= Music of Manipur =

Manipur is a region of North-East India. Some varieties of folk music from the area include the rural love songs Khullang Eshei, the rhythmic Lai Haraoba eshei, which contain lyrics with veiled references to erotic mysticism and pena eshei, which is accompanied by a pena, an instrument made from a bamboo rod and the shell of a gourd or coconut. The pena is an ancient instrument that is a sort of national symbol for Manipuris.

Nat (a shortened form of Meitei Nat Sankirtan) is a classical form of music of Manipur. It is a product of the Sanskritisation of traditional Meitei culture with Hindu culture by the Brahmanas, having 6 ragas and 36 raginis.

Classical Nat music is performed at various special occasions, the women's devotional nupi pala songs, Gaur Padas, sung in praise of Chaitanya Mahaprabhu and dhob, sung accompanied by the jhal, a large cymbal. Manohar Sai is another important class of songs, devoted to a 19th-century man of the same name. Khubakeshei is a kind of song accompanied entirely by clapping.
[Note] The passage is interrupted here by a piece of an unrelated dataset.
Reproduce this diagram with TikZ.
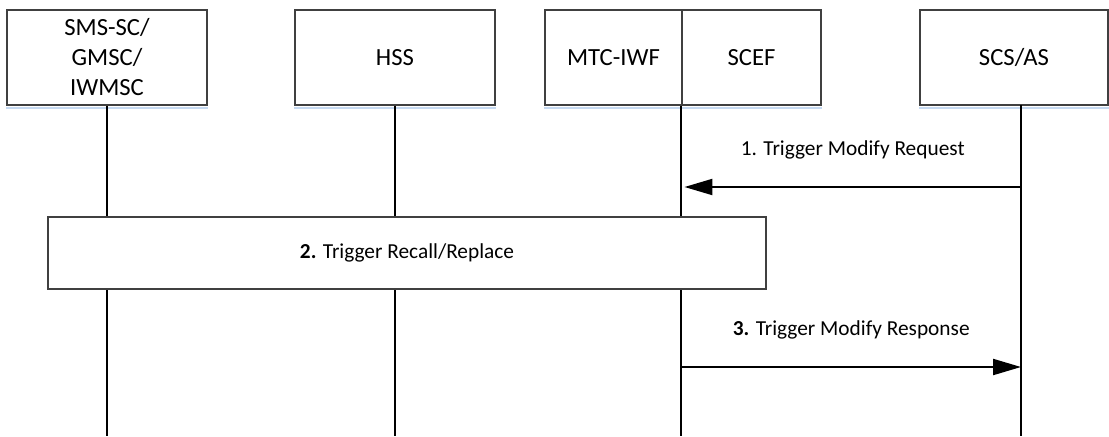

Contrasting to the other forms of Indian classical music, which are performed by sitting, in the Meitei Nata-Sankirtana, artists perform musical instruments as well as sing songs, simultaneously performing the delicate movements of the body and hands, based on the form of Khuthek Anoi (language of hand movements), aligning to different footsteps, based on the Khongthang Anoi (language of footsteps).